Du coup, c’est loin d’être évident quand l’essence en question consiste à dire grosso modo que bon c’est une console de salon pour jouer à des jeux vidéo sur sa télé, mais que alors on peut aussi un peu jouer directement avec la console comme avec une grosse gamegear mais attendez parce qu’on peut aussi parfois déconnecter les bords pour transformer la console en un petit iPad et que ces mêmes bords se transforment en Wiimotes et que le tout fait de la vibration HD et de la reconnaissance de mouvement et que c’est disponible en gris mais aussi en rouge et bleu et que parfois on joue seul et parfois avec d’autres gens et que même qu’on peut se connecter à internet mais que bon ce sera peut-être payant et que de toute façon on vous dit pas que la batterie est merdique mais on aimerait vraiment que vous n’alliez pas vous imaginer que c’est une console portable non plus.

Et quand vous êtes en plus la filiale de Nintendo dans des pays qui ne jurent que par les shooters et les bagnoles et où GTA V reste le titre qui bat des records de longévité, on se dit que les gants blancs, les tours de magie et les dragonnes colorées ne suffiront définitivement pas. La campagne prend alors la forme d’un casse-tête assez formidable qui doit être résolu avec des réponses simples.
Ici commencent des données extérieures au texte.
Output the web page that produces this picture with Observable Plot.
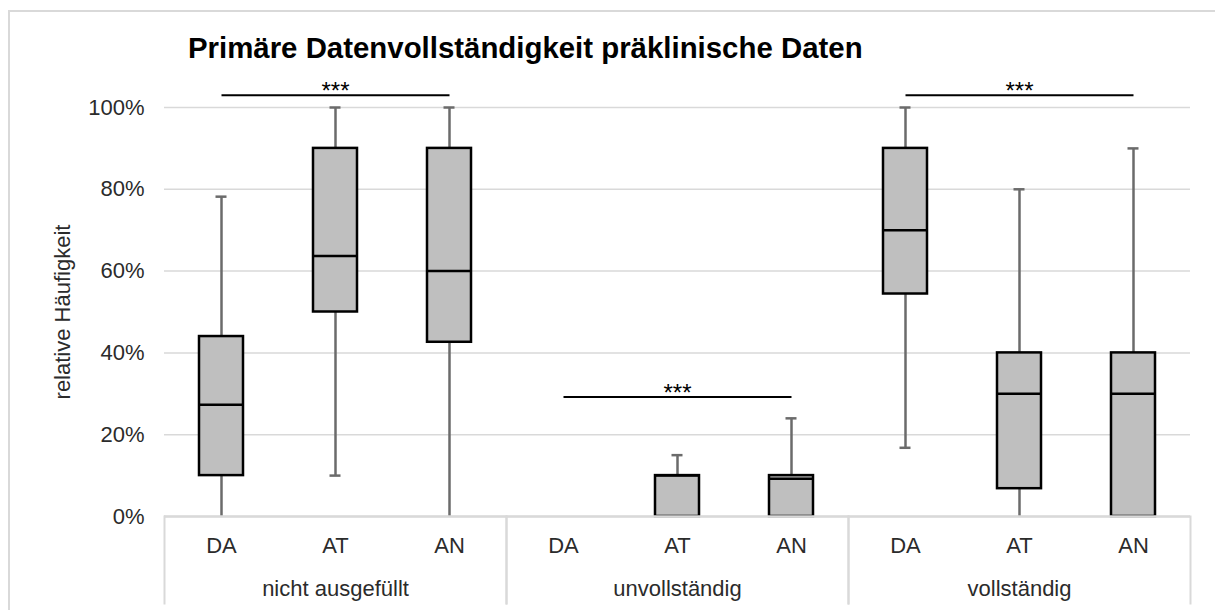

Et en l’occurrence la réponse la plus simple quant au pourquoi du comment de la Switch consiste à montrer que c’est une console de jeu pour télé que l’on peut aussi emmener aux chiottes le moment venu.

Une approche assez frontale et qui n’élève sans doute pas beaucoup le débat mais qui a au moins pour mérite d’accrocher le chaland et de poser les bases de l’utilisation primordiale qui sera faite de la fonctionnalité. Bref du marketing qui se met au niveau de son groupe-cible et pour un Nintendo aussi déconnecté des réalités du marché que de sa fanbase, c’est finalement loin d’être mal.